宇宙創造の記憶は私たちの生命の営みにそのまま反映されています。
人智学的な考え方で言えば、
土星は人間の身体の中で今も生きています。
土星は光を浴びることはなく、病気を患った時、私たちの中にいつもある土星が姿を見せてくれます。
土星は、私たちの中でバラバラになった人間としての発達のステージをひとつにまとめてくれるような大事な役目を果たしてくれます。
土星は鉛の冷たさを持ちます。
鉛の重さと冷たさは、肉体に静かに沈んでいくような力を持ちますが、
同時に表面に熱を生じさせます。
それが土星の二次的な力です。
氷水のような冷たい水に手を浸したら、手は冷たく麻痺して、固まり動かなくなるようなことが起こりますよね。
でも、その後に何が起こりますか?
手が熱を帯びてきませんか?
正に土星の力とはそういうものなのです。
固める力を持ちながら、そこに熱を生じさせるのです。
赤ちゃんの成長の過程でも、発熱の後、歩けるようになったとか
発熱の後、発語があったとか、
そういうことはよくありますよね。
ひとつの発達のステージに発熱が起こります。
熱があるところに自我が降りてくるので、また新たに「人間」になっていくということが発熱であり、土星は私たちをより人間らしく発達していくことを助けてくれるものなのです。
発達には終わりがありません。
何も考えず、熱が出たからとすぐに解熱剤を飲むのは必ずしも得策とは言えません。

この宇宙の進化と同じで、
土星紀の後には太陽紀がやってきます。 (インド占星術のダシャーとは違う話ですので混乱しないように)
土星の力で得た「熱」という温かさには、風と光の要素が含まれています。
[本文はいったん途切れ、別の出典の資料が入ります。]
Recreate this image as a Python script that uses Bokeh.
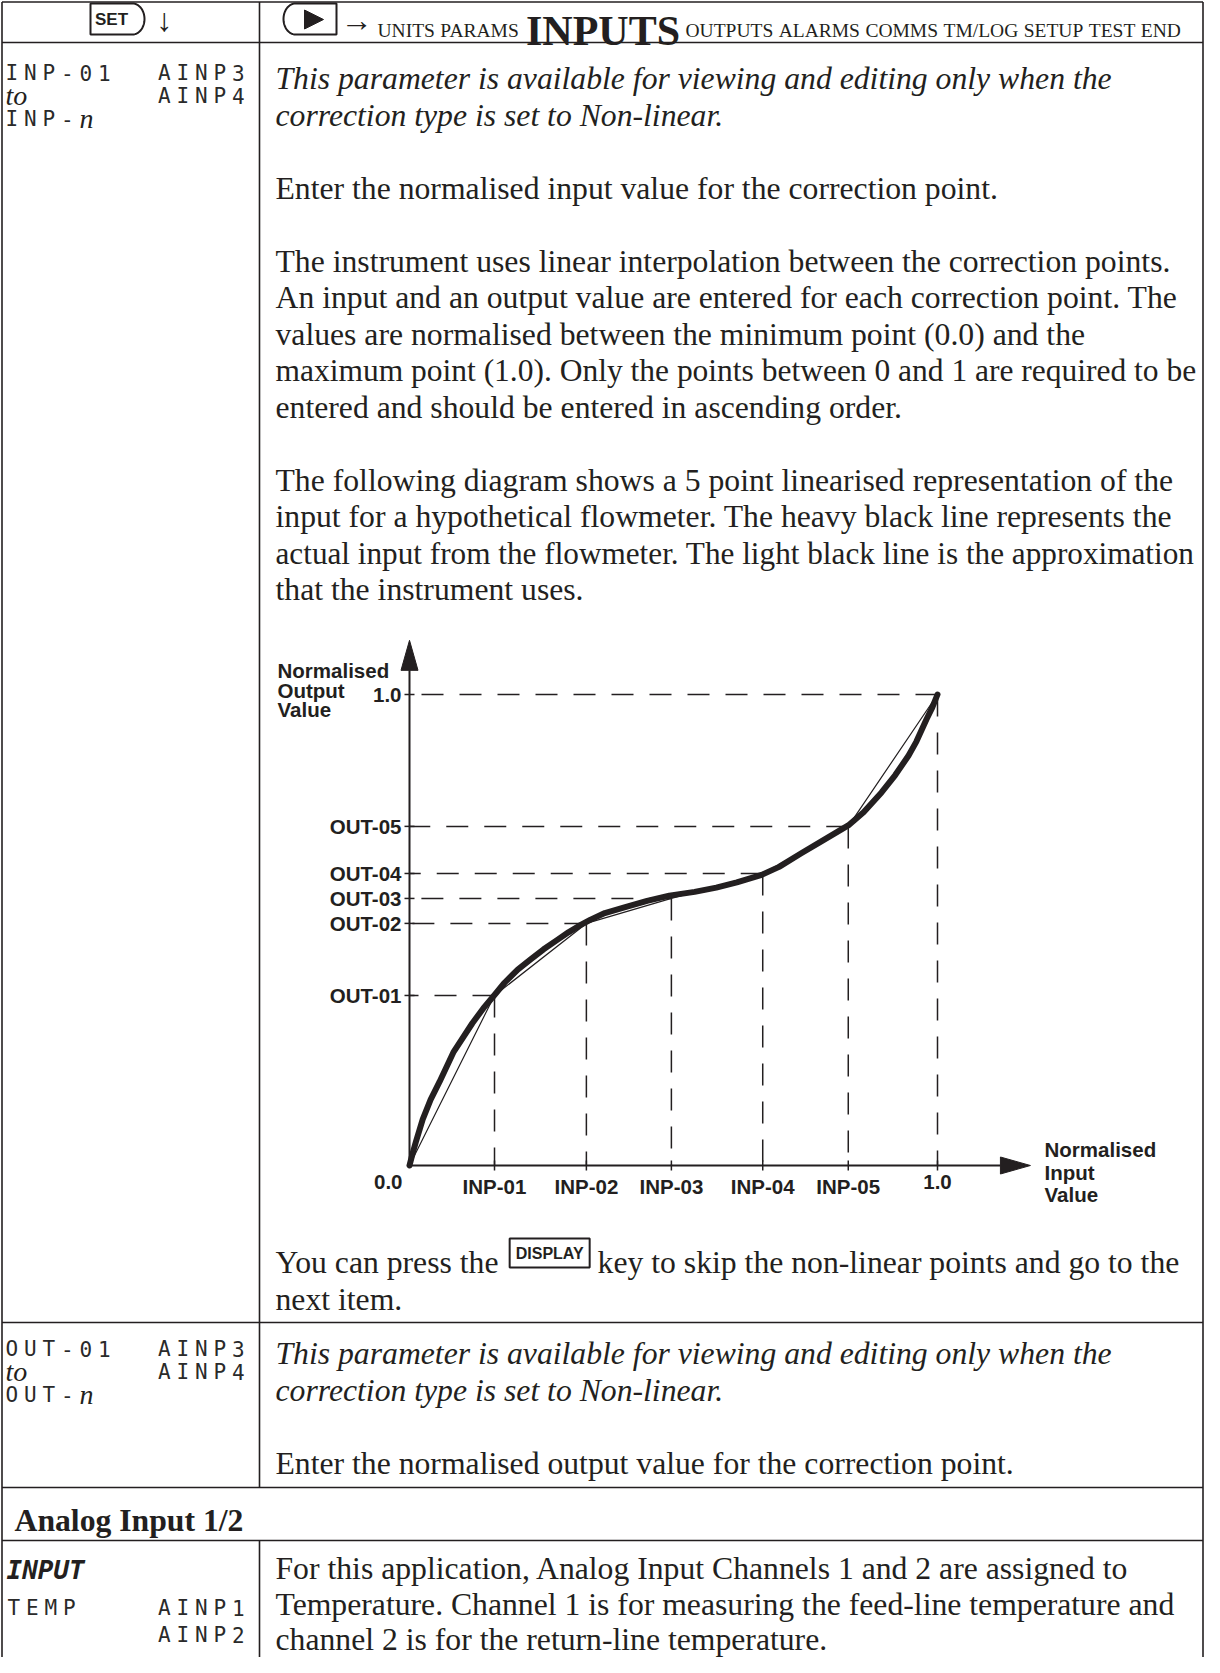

風と光は一緒に存在しています。
呼吸は風のリズムです。そして私たちは光を取り込みます。
光はただ目で取り入れるものではありません。
光は太陽を通したものの印象です。
私たちは光をすぐに感じ取ることができます。
じんわりと地を温める、地を冷やすというような感覚とは違い、
光の感覚はすぐにやってきます。
そして、感覚に任せていくと、そこにあるのは「生命の息吹」です。
温かい光と空気のビート。それが太陽の力なのです。
私たちが病気になったとき、本人に治す気がなければどうにもなりませんよね。
でも、太陽の力は、自分自身が自分を癒していく意志を内側からもたらしてくれます。
魂そのものの態度を変える力を太陽はもちます。
どちらを見るのか変えていく力を太陽は持つのです。
どんな素晴らしい治療を施しても、本人が治したいと本気で思わなければ治療の効果はイマイチ出ません。「本当は良くなりたくないんでしょう?」と言いたくなるほどに、言い訳で、自己管理を拒否しまくる人たちが今の世の中にはたくさんいます。
太陽の力が足りないのかもしれませんね。
太陽は「自我」を育ててくれますから。
そしてね、太陽は心臓でもあるので、死ぬまで鼓動で「ここにいる」ということを表現しているのです。
リズムを刻む生命そのものが太陽と繋がっているのが分かりますね。

そして月の力は、生命のオーガニズムが道をそれていってしまいそうな時、それを防ぎます。月は、ずれていくオーガニズムを元に戻す力を持っているということになります。ある意味、人間が人間としてこの形を保っていることができるのは月のお陰でもあるのです。
土星は温かさを与え、太陽はリズムを、そして月は形を与えるということになります。脳の重さは、外に出して測ればだいたい1.5キロ。ところが身体の中におさまっている脳の重さは20g程度です。脳脊髄液があるので浮いている状態として見ると、ということです。その「浮く」という力そのものが月の力。体液が月と繋がっているのを私たちはみんな知っていますよね。この地球上の生殖は月に影響される体液が関係しているのは分かると思います。
人間の生命に関わる人が人としてのホールサムな健康を見る時、決して、この生命を宇宙と切り離して考えることはできません。
分泌、呼吸・循環、神経・感覚は全て惑星の働きに繋がっています。
占星術では12のハウス、12の星座があり、人間には、12の脳神経があります。
そして27の脳幹に続く細胞群があります。それはインド占星術でいうところのナクシャトラとう星座区分です。
この宇宙の壮大なロマンだと私は思います。